Naturally, the Golden State is by far TKGT’s biggest market—“The amount of Skylines in California is insane,” Sato said—but shipments to Florida, Texas, and the northeast are increasing. Several GT-R owners I spoke with said they had happily shopped with TKGT and would probably do it again, though they might not admit that fact publicly. In other words, Trust Kikaku is well and truly here now, an established part of the community.
“People are looking for one place to get it all done,” Sato told me. Then, laughing: “It’s crazy that, because of this car, I get to take a paycheck home.”
About This Chapter
Reporting on this chapter was a huge thrill. All the headlines focus on how much it costs to buy a Skyline GT-R these days. But once they have it, owners need to keep spending to keep them running, or upgrade them the way they want. Companies like Trust Kikaku make that possible—at a price.
This chapter made Cult of GT-R a business and economics book. It showed how demand and scarcity affected the price of badly-needed parts. And it showed how playing that scarcity correctly could help a company like Trust Kikaku grow into a juggernaut. That opened the door for its attempt to do what many Japanese companies aimed to do—conquer the bubbling U.S. market for Skylines.

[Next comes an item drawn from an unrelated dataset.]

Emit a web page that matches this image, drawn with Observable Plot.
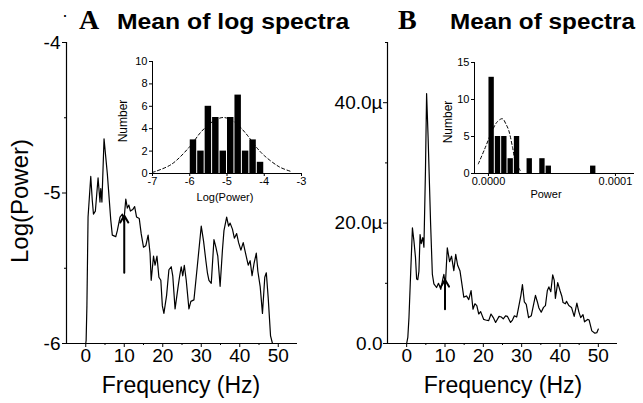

While some companies in the GT-R world seemed to have all the answers, Trust Kikaku and TKGT were shockingly open in discussing their challenges. It’s a murky market with an uncertain future, and the massive Skyline graveyard painted a fascinating juxtaposition to expertly-kept GT-Rs I’d seen to that point. More than any other, this chapter proved to me that some people—even successful ones—are just trying to figure out this whole Skyline GT-R phenomenon as they go along.